Une marchandisation des associations ?
La nature des financements publics est de plus profondément transformée depuis quelques années, et le passage d’une logique de subvention au système des appels à projets ou appels d’offre, constitue une préoccupation forte. Les participants évoquent une double mise en concurrence : avec d’autres associations d’abord, soit d’un même secteur d’activité, soit d’un même territoire, qui s’accroît, mais aussi une mise en concurrence de plus en plus fréquente avec les entreprises lucratives dans le cadre des appels d’offres. Le tout aboutit à une « banalisation de l’offre associative » par rapport à l’offre commerciale et à la valorisation des résultats quantitatifs, financiers notamment, au détriment des résultats qualitatifs propres au fait associatif.
 

« On vit une pression à la rentabilité et à la baisse des coûts et dans le même temps, une pression pour plus de qualité (certifications, accréditations) : au nom de la performance, on est dans un paradoxe permanent ».
« L’évaluation systématique comporte un risque : celui de monétariser le non monétaire, le social, l’humain ».

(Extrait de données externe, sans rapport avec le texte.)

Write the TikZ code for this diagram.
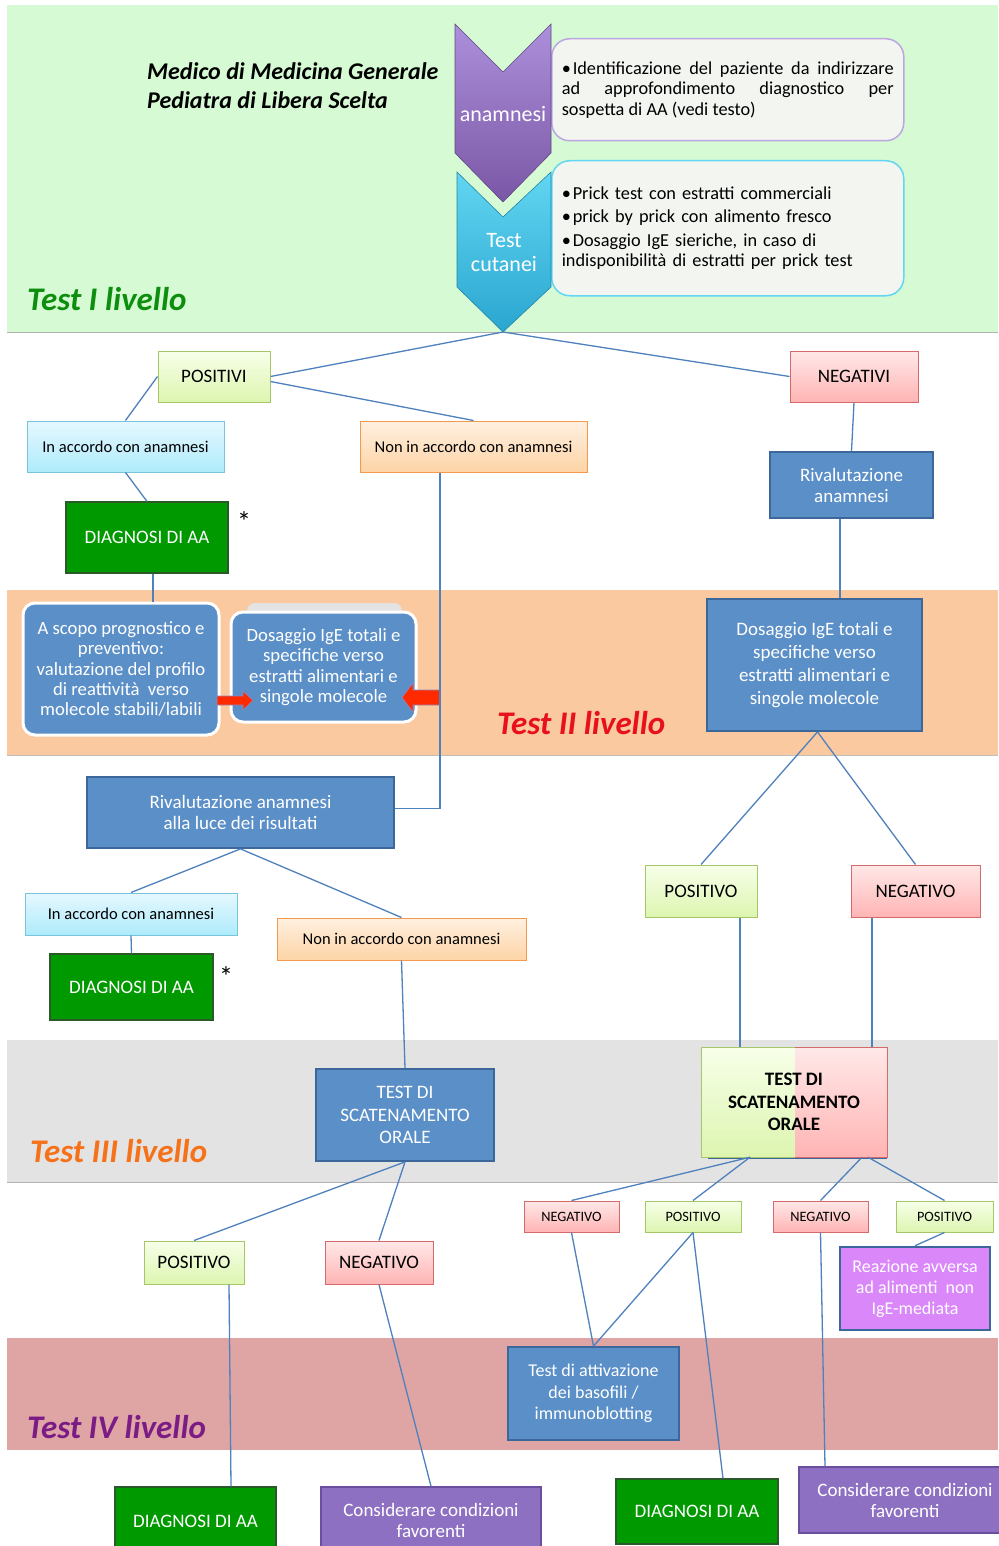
\documentclass[tikz,border=0pt]{standalone}
\usepackage{fontspec}
\setmainfont{Carlito}
\usetikzlibrary{calc}
\definecolor{bandGreen}{HTML}{D6FBD4}
\definecolor{bandOrange}{HTML}{FAC9A0}
\definecolor{bandGray}{HTML}{E3E3E3}
\definecolor{bandPink}{HTML}{DFA5A4}
\definecolor{lineblue}{HTML}{4F81BD}
\definecolor{boxblue}{HTML}{5B8FC8}
\definecolor{boxborder}{HTML}{3C679A}
\definecolor{diagGreen}{HTML}{009900}
\definecolor{diagBorder}{HTML}{2A5A2A}
\definecolor{posT}{HTML}{F7FFE9}
\definecolor{posBo}{HTML}{DDF5B0}
\definecolor{posB}{HTML}{A6C66A}
\definecolor{negT}{HTML}{FFE8E8}
\definecolor{negBo}{HTML}{FFB4B4}
\definecolor{negB}{HTML}{D46A6A}
\definecolor{accT}{HTML}{E6F8FF}
\definecolor{accBo}{HTML}{AEEBFB}
\definecolor{accB}{HTML}{78C4DC}
\definecolor{naccT}{HTML}{FFF0E0}
\definecolor{naccBo}{HTML}{FDD4A6}
\definecolor{naccB}{HTML}{F39A4E}
\definecolor{purpFill}{HTML}{8E70C2}
\definecolor{purpBorder}{HTML}{6B4F9E}
\definecolor{reazFill}{HTML}{DA87FA}
\definecolor{titleGreen}{HTML}{0E8E0E}
\definecolor{titleRed}{HTML}{E8101A}
\definecolor{titleOrange}{HTML}{F5721A}
\definecolor{titlePurple}{HTML}{7B1B85}
\definecolor{chevPT}{HTML}{AC8FDA}
\definecolor{chevPB}{HTML}{7A57A6}
\definecolor{chevCT}{HTML}{62D6F2}
\definecolor{chevCB}{HTML}{2AA6D0}
\definecolor{infoFill}{HTML}{F3F5F1}
\definecolor{arrowRed}{HTML}{FF2A00}
\newcommand\fz[2]{\fontsize{#1pt}{#2pt}\selectfont}
\pgfdeclarelayer{bg}
\pgfsetlayers{bg,main}
\tikzset{
  conn/.style={draw=lineblue, line width=1.3pt},
  lbl/.style={rectangle, align=center, inner sep=1pt},
  posbox/.style={lbl, draw=posB, line width=1pt, top color=posT, bottom color=posBo, font=\fz{19}{22}},
  negbox/.style={lbl, draw=negB, line width=1pt, top color=negT, bottom color=negBo, font=\fz{19}{22}},
  smallpos/.style={posbox, font=\fz{14.3}{17}},
  smallneg/.style={negbox, font=\fz{14.3}{17}},
  accbox/.style={lbl, draw=accB, line width=1pt, top color=accT, bottom color=accBo, font=\fz{16.5}{19}},
  naccbox/.style={lbl, draw=naccB, line width=1pt, top color=naccT, bottom color=naccBo, font=\fz{16.5}{19}},
  diagbox/.style={lbl, fill=diagGreen, draw=diagBorder, line width=1.2pt, text=white, font=\fz{19}{22}},
  bluebox/.style={lbl, fill=boxblue, draw=boxborder, line width=1.8pt, text=white, font=\fz{19}{23}},
  roundblue/.style={lbl, fill=boxblue, draw=white, line width=3pt, rounded corners=12pt, text=white, font=\fz{18.7}{20.3}},
  purpbox/.style={lbl, fill=purpFill, draw=purpBorder, line width=1.5pt, text=white, font=\fz{19}{21}},
  title/.style={anchor=base west, inner sep=0pt, font=\fz{33}{36}\bfseries\itshape},
  infobox/.style={rectangle, rounded corners=18pt, fill=infoFill, line width=1.5pt, inner xsep=6pt, font=\fz{18.3}{20.5}},
  chevtext/.style={align=center, text=white, inner sep=0pt, font=\fz{22}{24}},
}
\newcommand\bul{\hangindent=11pt\hangafter=1\noindent\makebox[11pt][l]{\textbullet}}
\begin{document}
\begin{tikzpicture}[x=1pt,y=-1pt]
\useasboundingbox (0,0) rectangle (998,1546);
\begin{pgfonlayer}{bg}
\fill[white] (0,0) rectangle (998,1546);
\fill[bandGreen] (7,5) rectangle (998,332);
\draw[gray!60, line width=1pt] (7,332) -- (998,332);
\fill[bandOrange] (7,590) rectangle (998,755);
\draw[gray!50, line width=1pt] (7,755) -- (998,755);
\fill[bandGray] (7,1040) rectangle (998,1182);
\draw[gray!60, line width=1pt] (7,1182) -- (998,1182);
\fill[bandPink] (7,1338) rectangle (998,1450);
\end{pgfonlayer}

% titles
\node[title, text=titleGreen] (t1) at (27,310) {Test I livello};
\node[title, text=titleRed] (t2) at (497,734) {Test II livello};
\node[title, text=titleOrange] (t3) at (30,1162) {Test III livello};
\node[title, text=titlePurple] (t4) at (27,1438) {Test IV livello};
\node[anchor=north west, align=left, inner sep=0pt, font=\fz{24}{29}\bfseries\itshape] (medico) at (147,62)
  {Medico di Medicina Generale\\Pediatra di Libera Scelta};

% info boxes
\node[infobox, draw=chevPT!80, minimum width=352pt, minimum height=102pt, text width=332pt, align=justify, anchor=north west] (info1) at (551,38)
  {\bul Identificazione del paziente da indirizzare\linebreak ad approfondimento diagnostico per\linebreak sospetta di AA (vedi testo)};
\node[infobox, draw=chevCT, minimum width=352pt, minimum height=135pt, text width=332pt, align=left, anchor=north west] (info2) at (551,160)
  {\parskip=3pt\bul Prick test con estratti commerciali\par\bul prick by prick con alimento fresco\par\bul Dosaggio IgE sieriche, in caso di\\indisponibilità di estratti per prick test};

% chevrons
\path[top color=chevCT, bottom color=chevCB, draw=chevCB!80!black, line width=0.6pt]
  (457,172) -- (503,217) -- (551,172) -- (551,287) -- (503,332) -- (457,287) -- cycle;
\path[top color=chevPT, bottom color=chevPB, draw=chevPB!80!black, line width=0.6pt]
  (455,24) -- (503,72) -- (551,24) -- (551,153) -- (503,202) -- (455,153) -- cycle;
\node[chevtext] (anam) at (503,114) {anamnesi};
\node[chevtext] (cut) at (504,253) {Test\\cutanei};
\coordinate (tip) at (503,332);

% level I nodes
\node[posbox, minimum width=112pt, minimum height=51pt] (positivi) at (214,376.5) {POSITIVI};
\node[negbox, minimum width=128pt, minimum height=51pt] (negativi) at (854,376.5) {NEGATIVI};
\node[accbox, minimum width=197pt, minimum height=51pt] (acc1) at (125.5,446.5) {In accordo con anamnesi};
\node[naccbox, minimum width=227pt, minimum height=51pt] (nacc1) at (473.5,446.5) {Non in accordo con anamnesi};
\node[diagbox, minimum width=162pt, minimum height=71pt] (diag1) at (147,537.5) {DIAGNOSI DI AA};
\node[font=\fz{28}{28}, inner sep=0pt] (ast1) at (244,522) {*};
\node[bluebox, minimum width=163pt, minimum height=66pt, font=\fz{19}{21}] (riv1) at (851.5,485) {Rivalutazione\\anamnesi};

% level II
\node[roundblue, minimum width=196pt, minimum height=132pt] (scopo) at (121,669)
  {A scopo prognostico e\\preventivo:\\valutazione del profilo\\di reattività\ \ verso\\molecole stabili/labili};
\fill[gray!22, rounded corners=8pt] (247,603) rectangle (402,630);
\node[roundblue, minimum width=185pt, minimum height=110pt] (dosL) at (323.5,667)
  {Dosaggio IgE totali e\\specifiche verso\\estratti alimentari e\\singole molecole};
\node[bluebox, minimum width=215pt, minimum height=132pt, font=\fz{19}{23}] (dosR) at (814.5,665)
  {Dosaggio IgE totali e\\specifiche verso\\estratti alimentari e\\singole molecole};
% red block arrows
\path[fill=arrowRed, draw=purpBorder!70, line width=0.6pt]
  (217,696) -- (243,696) -- (243,691) -- (253,700.5) -- (243,710) -- (243,705) -- (217,705) -- cycle;
\path[fill=arrowRed, draw=purpBorder!70, line width=0.6pt]
  (440,690) -- (413,690) -- (413,683) -- (402,697.5) -- (413,712) -- (413,705) -- (440,705) -- cycle;

\node[bluebox, minimum width=307pt, minimum height=71pt, font=\fz{19}{21}] (riv2) at (240.5,812.5)
  {Rivalutazione anamnesi\\alla luce dei risultati};
\node[accbox, minimum width=212pt, minimum height=42pt] (acc2) at (131,914) {In accordo con anamnesi};
\node[naccbox, minimum width=249pt, minimum height=42pt] (nacc2) at (401.5,939) {Non in accordo con anamnesi};
\node[diagbox, minimum width=163pt, minimum height=66pt] (diag2) at (131.5,987) {DIAGNOSI DI AA};
\node[font=\fz{28}{28}, inner sep=0pt] (ast2) at (226,977) {*};
\node[posbox, minimum width=112pt, minimum height=52pt] (pos1) at (701,891) {POSITIVO};
\node[negbox, minimum width=129pt, minimum height=52pt] (neg1) at (915.5,891) {NEGATIVO};

% level III
\node[bluebox, minimum width=178pt, minimum height=92pt, font=\fz{19}{22.5}] (scat1) at (405,1115)
  {TEST DI\\SCATENAMENTO\\ORALE};
\fill[top color=posT, bottom color=posBo] (701,1047) rectangle (795,1157);
\fill[top color=negT, bottom color=negBo] (795,1047) rectangle (887,1157);
\draw[posB, line width=1pt] (795,1047) -- (701,1047) -- (701,1157) -- (795,1157);
\draw[negB, line width=1pt] (795,1047) -- (887,1047) -- (887,1157) -- (795,1157);
\draw[boxborder, line width=1.5pt] (708,1158.5) -- (887,1158.5);
\node[lbl, minimum width=186pt, minimum height=110pt, font=\fz{19}{22.5}\bfseries] (scat2) at (794,1102)
  {TEST DI\\SCATENAMENTO\\ORALE};

\node[posbox, minimum width=100pt, minimum height=43pt] (pos2) at (194,1262.5) {POSITIVO};
\node[negbox, minimum width=108pt, minimum height=43pt] (neg2) at (379,1262.5) {NEGATIVO};
\node[smallneg, minimum width=95pt, minimum height=31pt] (neg3) at (571.5,1216.5) {NEGATIVO};
\node[smallpos, minimum width=96pt, minimum height=31pt] (pos3) at (693,1216.5) {POSITIVO};
\node[smallneg, minimum width=95pt, minimum height=31pt] (neg4) at (820.5,1216.5) {NEGATIVO};
\node[smallpos, minimum width=97pt, minimum height=31pt] (pos4) at (944.5,1216.5) {POSITIVO};
\node[lbl, fill=reazFill, draw=boxborder, line width=2.5pt, text=white, font=\fz{18}{21},
  minimum width=150pt, minimum height=83pt] (reaz) at (915,1288.5)
  {Reazione avversa\\ad alimenti\ \ non\\IgE-mediata};

% level IV
\node[bluebox, minimum width=171pt, minimum height=93pt, font=\fz{18}{21.5}] (tab) at (593.5,1393.5)
  {Test di attivazione\\dei basofili /\\immunoblotting};
\node[diagbox, minimum width=161pt, minimum height=68pt] (diag3) at (195.5,1521) {DIAGNOSI DI AA};
\node[purpbox, minimum width=220pt, minimum height=66pt] (cons1) at (431,1520)
  {Considerare condizioni\\favorenti};
\node[diagbox, minimum width=162pt, minimum height=65pt] (diag4) at (697,1511.5) {DIAGNOSI DI AA};
\node[purpbox, minimum width=212pt, minimum height=66pt] (cons2) at (905,1500)
  {Considerare condizioni\\favorenti};

% connectors
\draw[conn] (tip) -- (positivi.east);
\draw[conn] (tip) -- (negativi.west);
\draw[conn] ([yshift=-5pt]positivi.east) -- (nacc1.north);
\draw[conn] (positivi.west) -- (acc1.north);
\draw[conn] (acc1.south) -- (diag1.north);
\draw[conn] ([xshift=6pt]diag1.south) -- ([xshift=32pt]scopo.north);
\draw[conn] ([xshift=-33.5pt]nacc1.south) |- ([yshift=4pt]riv2.east);
\draw[conn] (negativi.south) -- (riv1.north);
\draw[conn] ([xshift=-11.5pt]riv1.south) -- ([xshift=25.5pt]dosR.north);
\draw[conn] ([xshift=3pt]dosR.south) -- (pos1.north);
\draw[conn] ([xshift=3pt]dosR.south) -- (neg1.north);
\draw[conn] (riv2.south) -- (acc2.north);
\draw[conn] (riv2.south) -- (nacc2.north);
\draw[conn] (acc2.south) -- (diag2.north);
\draw[conn] (nacc2.south) -- (scat1.north);
\draw[conn] ([xshift=39pt]pos1.south) -- ([xshift=-54pt]scat2.north);
\draw[conn] ([xshift=-43.5pt]neg1.south) -- ([xshift=78pt]scat2.north);
\draw[conn] (scat1.south) -- (pos2.north);
\draw[conn] (scat1.south) -- (neg2.north);
\draw[conn] ([xshift=35pt]pos2.south) -- ([xshift=35.5pt]diag3.north);
\draw[conn] (neg2.south) -- (cons1.north);
\draw[conn] ([xshift=-44pt]scat2.south) -- (neg3.north);
\draw[conn] ([xshift=-44pt]scat2.south) -- (pos3.north);
\draw[conn] ([xshift=68pt]scat2.south) -- (neg4.north);
\draw[conn] ([xshift=74pt]scat2.south) -- (pos4.north);
\draw[conn] (neg3.south) -- (tab.north);
\draw[conn] (pos3.south) -- (tab.north);
\draw[conn] (pos3.south) -- ([xshift=26pt]diag4.north);
\draw[conn] (neg4.south) -- ([xshift=-80pt]cons2.north);
\draw[conn] (pos4.south) -- (reaz.north);
\end{tikzpicture}
\end{document}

Les associations vivent « un véritable parcours du combattant » pour se développer ou simplement survivre. Leur pérennité est mise en question : comment assurer la continuité des projets et le fonctionnement associatif si une structure n’est financée que sur des actions ponctuelles et passe une grande partie de son temps à chercher des moyens ?

S’ajoute parfois à cette logique de mise en concurrence la nécessité de développer des activités marchandes, auprès de publics solvables, pour faire entrer des fonds.
 

« Les appels à projets posent le problème de la pérennisation des activités, formatent et orientent l’action associative ».


Une panne de l’innovation sociale ?
La logique des appels à projets, et plus encore des appels d’offre, a une conséquence vécue comme désastreuse sur l’innovation sociale : les cadres proposés limitent les nouvelles actions. En outre, ils inversent les rôles : plus que jamais, ce sont les bailleurs de fonds qui identifient les besoins et les réponses à y apporter, alors que les associations ont longtemps joué le rôle d’expérimentations de nouvelles réponses aux défis sociaux. Que devient une société où l’initiative et l’innovation sociale appartiennent de moins en moins à la société civile ?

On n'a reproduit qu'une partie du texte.